» STATED EXERCISE
Take the material below and retype it in full; pictures are left out.

· · · · · · ·

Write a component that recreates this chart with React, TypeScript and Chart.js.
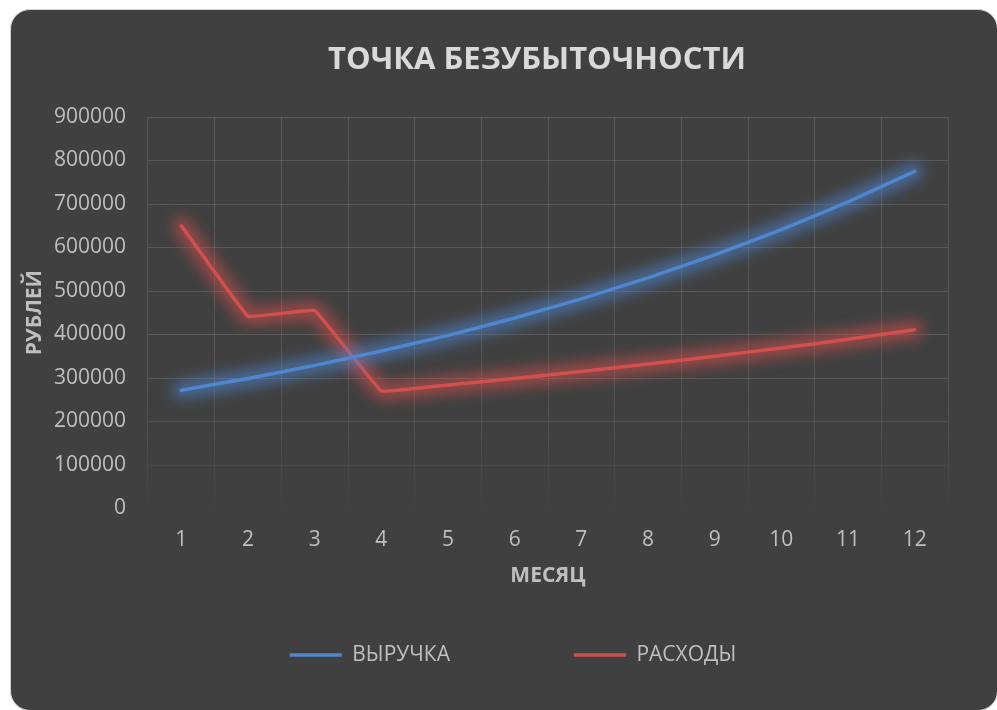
import React, { useEffect, useRef } from 'react';
import { Chart, registerables } from 'chart.js';

Chart.register(...registerables);

const TITLE = 'ТОЧКА БЕЗУБЫТОЧНОСТИ';
const X_TITLE = 'МЕСЯЦ';
const Y_TITLE = 'РУБЛЕЙ';
const MONTHS = ['1', '2', '3', '4', '5', '6', '7', '8', '9', '10', '11', '12'];
const REVENUE_LABEL = 'ВЫРУЧКА';
const REVENUE = [272000, 299000, 329000, 362000, 398000, 438000, 482000, 530000, 583000, 641000, 705000, 775000];
const COSTS_LABEL = 'РАСХОДЫ';
const COSTS = [650000, 442000, 455000, 270000, 284000, 299000, 315000, 332000, 350000, 369000, 389000, 411000];
const Y_MIN = 0;
const Y_MAX = 900000;
const Y_STEP = 100000;

const FONT = '"Open Sans", "Noto Sans", sans-serif';
const TEXT = '#bfbfbf';
const BLUE = '#4e86cf';
const RED = '#d14f4d';

const glowPlugin = {
  id: 'glow',
  beforeDatasetDraw(chart: any, args: any) {
    const ds: any = chart.data.datasets[args.index];
    const line: any = args.meta && args.meta.dataset;
    if (!line || !ds.glowColor) return;
    const ctx = chart.ctx;
    ctx.save();
    ctx.filter = 'blur(7px)';
    ctx.strokeStyle = ds.glowColor;
    ctx.lineWidth = 18;
    ctx.lineCap = 'round';
    ctx.lineJoin = 'round';
    ctx.beginPath();
    line.path(ctx);
    ctx.stroke();
    ctx.restore();
  },
};

const titlePlugin = {
  id: 'customTitle',
  afterDraw(chart: any, _args: any, opts: any) {
    const ctx = chart.ctx;
    ctx.save();
    ctx.font = `bold 31px ${FONT}`;
    ctx.fillStyle = '#d9d9d9';
    ctx.textAlign = 'center';
    ctx.textBaseline = 'alphabetic';
    ctx.fillText(opts.text, opts.x, opts.y);
    ctx.restore();
  },
};

function vGridColor(c: any) {
  const chart = c.chart;
  const a = chart.chartArea;
  if (!a) return 'rgba(255,255,255,0.13)';
  const g = chart.ctx.createLinearGradient(0, a.top, 0, a.bottom);
  g.addColorStop(0, 'rgba(255,255,255,0.13)');
  g.addColorStop(0.66, 'rgba(255,255,255,0.12)');
  g.addColorStop(1, 'rgba(255,255,255,0.01)');
  return g;
}

function hGridColor(c: any) {
  const v = c.tick ? c.tick.value : 0;
  if (v >= 300000) return 'rgba(255,255,255,0.13)';
  if (v >= 200000) return 'rgba(255,255,255,0.08)';
  if (v >= 100000) return 'rgba(255,255,255,0.045)';
  return 'rgba(255,255,255,0.025)';
}

export default function App() {
  const ref = useRef<HTMLCanvasElement>(null);

  useEffect(() => {
    if (!ref.current) return;
    const chart = new Chart(ref.current, {
      type: 'line',
      data: {
        labels: MONTHS,
        datasets: [
          {
            label: REVENUE_LABEL,
            data: REVENUE,
            borderColor: BLUE,
            backgroundColor: BLUE,
            borderWidth: 3.5,
            borderCapStyle: 'round',
            borderJoinStyle: 'round',
            pointRadius: 0,
            tension: 0.05,
            glowColor: 'rgba(78,134,207,0.6)',
          } as any,
          {
            label: COSTS_LABEL,
            data: COSTS,
            borderColor: RED,
            backgroundColor: RED,
            borderWidth: 3.5,
            borderCapStyle: 'round',
            borderJoinStyle: 'round',
            pointRadius: 0,
            tension: 0.05,
            glowColor: 'rgba(209,79,77,0.6)',
          } as any,
        ],
      },
      options: {
        responsive: false,
        maintainAspectRatio: false,
        animation: false,
        layout: { padding: { left: 15, right: 49, top: 107, bottom: 34.5 } },
        scales: {
          x: {
            offset: true,
            grid: { offset: true, drawTicks: false, color: vGridColor, lineWidth: 1 },
            border: { display: false },
            ticks: { color: TEXT, font: { family: FONT, size: 21 }, padding: 19, maxRotation: 0, autoSkip: false },
            title: {
              display: true,
              text: X_TITLE,
              color: TEXT,
              font: { family: FONT, size: 21, weight: 'bold' },
              padding: { top: 0, bottom: -16 },
            },
            afterFit: (s: any) => {
              s.height = 64;
            },
          },
          y: {
            min: Y_MIN,
            max: Y_MAX,
            grid: { drawTicks: false, color: hGridColor, lineWidth: 1 },
            border: { display: false },
            ticks: {
              stepSize: Y_STEP,
              color: TEXT,
              font: { family: FONT, size: 21 },
              padding: 22,
              callback: (v: any) => String(v),
            },
            title: {
              display: true,
              text: Y_TITLE,
              color: TEXT,
              font: { family: FONT, size: 21, weight: 'bold' },
              padding: { top: -4, bottom: 0 },
            },
            afterFit: (s: any) => {
              s.width = 122;
            },
          },
        },
        plugins: {
          legend: {
            position: 'bottom',
            labels: {
              usePointStyle: true,
              pointStyle: 'dash',
              pointStyleWidth: 104,
              color: TEXT,
              font: { family: FONT, size: 21 },
              padding: 72,
            },
          },
          tooltip: { enabled: false },
          customTitle: { text: TITLE, x: 526, y: 59 },
        } as any,
      },
      plugins: [glowPlugin, titlePlugin],
    });
    return () => chart.destroy();
  }, []);

  return (
    <div
      style={{
        position: 'fixed',
        left: 10,
        top: 9,
        width: 988,
        height: 702,
        boxSizing: 'border-box',
        border: '1px solid #d4d4d4',
        borderRadius: 20,
        background: '#404040',
        overflow: 'hidden',
      }}
    >
      <canvas ref={ref} width={986} height={700} style={{ display: 'block' }} />
    </div>
  );
}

· · · · · · ·

» RESPONSE TO THIS EXERCISE
Write a component that recreates this chart with React, TypeScript and Chart.js.
import React, { useEffect, useRef } from 'react';
import { Chart, registerables } from 'chart.js';

Chart.register(...registerables);

const TITLE = 'ТОЧКА БЕЗУБЫТОЧНОСТИ';
const X_TITLE = 'МЕСЯЦ';
const Y_TITLE = 'РУБЛЕЙ';
const MONTHS = ['1', '2', '3', '4', '5', '6', '7', '8', '9', '10', '11', '12'];
const REVENUE_LABEL = 'ВЫРУЧКА';
const REVENUE = [272000, 299000, 329000, 362000, 398000, 438000, 482000, 530000, 583000, 641000, 705000, 775000];
const COSTS_LABEL = 'РАСХОДЫ';
const COSTS = [650000, 442000, 455000, 270000, 284000, 299000, 315000, 332000, 350000, 369000, 389000, 411000];
const Y_MIN = 0;
const Y_MAX = 900000;
const Y_STEP = 100000;

const FONT = '"Open Sans", "Noto Sans", sans-serif';
const TEXT = '#bfbfbf';
const BLUE = '#4e86cf';
const RED = '#d14f4d';

const glowPlugin = {
  id: 'glow',
  beforeDatasetDraw(chart: any, args: any) {
    const ds: any = chart.data.datasets[args.index];
    const line: any = args.meta && args.meta.dataset;
    if (!line || !ds.glowColor) return;
    const ctx = chart.ctx;
    ctx.save();
    ctx.filter = 'blur(7px)';
    ctx.strokeStyle = ds.glowColor;
    ctx.lineWidth = 18;
    ctx.lineCap = 'round';
    ctx.lineJoin = 'round';
    ctx.beginPath();
    line.path(ctx);
    ctx.stroke();
    ctx.restore();
  },
};

const titlePlugin = {
  id: 'customTitle',
  afterDraw(chart: any, _args: any, opts: any) {
    const ctx = chart.ctx;
    ctx.save();
    ctx.font = `bold 31px ${FONT}`;
    ctx.fillStyle = '#d9d9d9';
    ctx.textAlign = 'center';
    ctx.textBaseline = 'alphabetic';
    ctx.fillText(opts.text, opts.x, opts.y);
    ctx.restore();
  },
};

function vGridColor(c: any) {
  const chart = c.chart;
  const a = chart.chartArea;
  if (!a) return 'rgba(255,255,255,0.13)';
  const g = chart.ctx.createLinearGradient(0, a.top, 0, a.bottom);
  g.addColorStop(0, 'rgba(255,255,255,0.13)');
  g.addColorStop(0.66, 'rgba(255,255,255,0.12)');
  g.addColorStop(1, 'rgba(255,255,255,0.01)');
  return g;
}

function hGridColor(c: any) {
  const v = c.tick ? c.tick.value : 0;
  if (v >= 300000) return 'rgba(255,255,255,0.13)';
  if (v >= 200000) return 'rgba(255,255,255,0.08)';
  if (v >= 100000) return 'rgba(255,255,255,0.045)';
  return 'rgba(255,255,255,0.025)';
}

export default function App() {
  const ref = useRef<HTMLCanvasElement>(null);

  useEffect(() => {
    if (!ref.current) return;
    const chart = new Chart(ref.current, {
      type: 'line',
      data: {
        labels: MONTHS,
        datasets: [
          {
            label: REVENUE_LABEL,
            data: REVENUE,
            borderColor: BLUE,
            backgroundColor: BLUE,
            borderWidth: 3.5,
            borderCapStyle: 'round',
            borderJoinStyle: 'round',
            pointRadius: 0,
            tension: 0.05,
            glowColor: 'rgba(78,134,207,0.6)',
          } as any,
          {
            label: COSTS_LABEL,
            data: COSTS,
            borderColor: RED,
            backgroundColor: RED,
            borderWidth: 3.5,
            borderCapStyle: 'round',
            borderJoinStyle: 'round',
            pointRadius: 0,
            tension: 0.05,
            glowColor: 'rgba(209,79,77,0.6)',
          } as any,
        ],
      },
      options: {
        responsive: false,
        maintainAspectRatio: false,
        animation: false,
        layout: { padding: { left: 15, right: 49, top: 107, bottom: 34.5 } },
        scales: {
          x: {
            offset: true,
            grid: { offset: true, drawTicks: false, color: vGridColor, lineWidth: 1 },
            border: { display: false },
            ticks: { color: TEXT, font: { family: FONT, size: 21 }, padding: 19, maxRotation: 0, autoSkip: false },
            title: {
              display: true,
              text: X_TITLE,
              color: TEXT,
              font: { family: FONT, size: 21, weight: 'bold' },
              padding: { top: 0, bottom: -16 },
            },
            afterFit: (s: any) => {
              s.height = 64;
            },
          },
          y: {
            min: Y_MIN,
            max: Y_MAX,
            grid: { drawTicks: false, color: hGridColor, lineWidth: 1 },
            border: { display: false },
            ticks: {
              stepSize: Y_STEP,
              color: TEXT,
              font: { family: FONT, size: 21 },
              padding: 22,
              callback: (v: any) => String(v),
            },
            title: {
              display: true,
              text: Y_TITLE,
              color: TEXT,
              font: { family: FONT, size: 21, weight: 'bold' },
              padding: { top: -4, bottom: 0 },
            },
            afterFit: (s: any) => {
              s.width = 122;
            },
          },
        },
        plugins: {
          legend: {
            position: 'bottom',
            labels: {
              usePointStyle: true,
              pointStyle: 'dash',
              pointStyleWidth: 104,
              color: TEXT,
              font: { family: FONT, size: 21 },
              padding: 72,
            },
          },
          tooltip: { enabled: false },
          customTitle: { text: TITLE, x: 526, y: 59 },
        } as any,
      },
      plugins: [glowPlugin, titlePlugin],
    });
    return () => chart.destroy();
  }, []);

  return (
    <div
      style={{
        position: 'fixed',
        left: 10,
        top: 9,
        width: 988,
        height: 702,
        boxSizing: 'border-box',
        border: '1px solid #d4d4d4',
        borderRadius: 20,
        background: '#404040',
        overflow: 'hidden',
      }}
    >
      <canvas ref={ref} width={986} height={700} style={{ display: 'block' }} />
    </div>
  );
}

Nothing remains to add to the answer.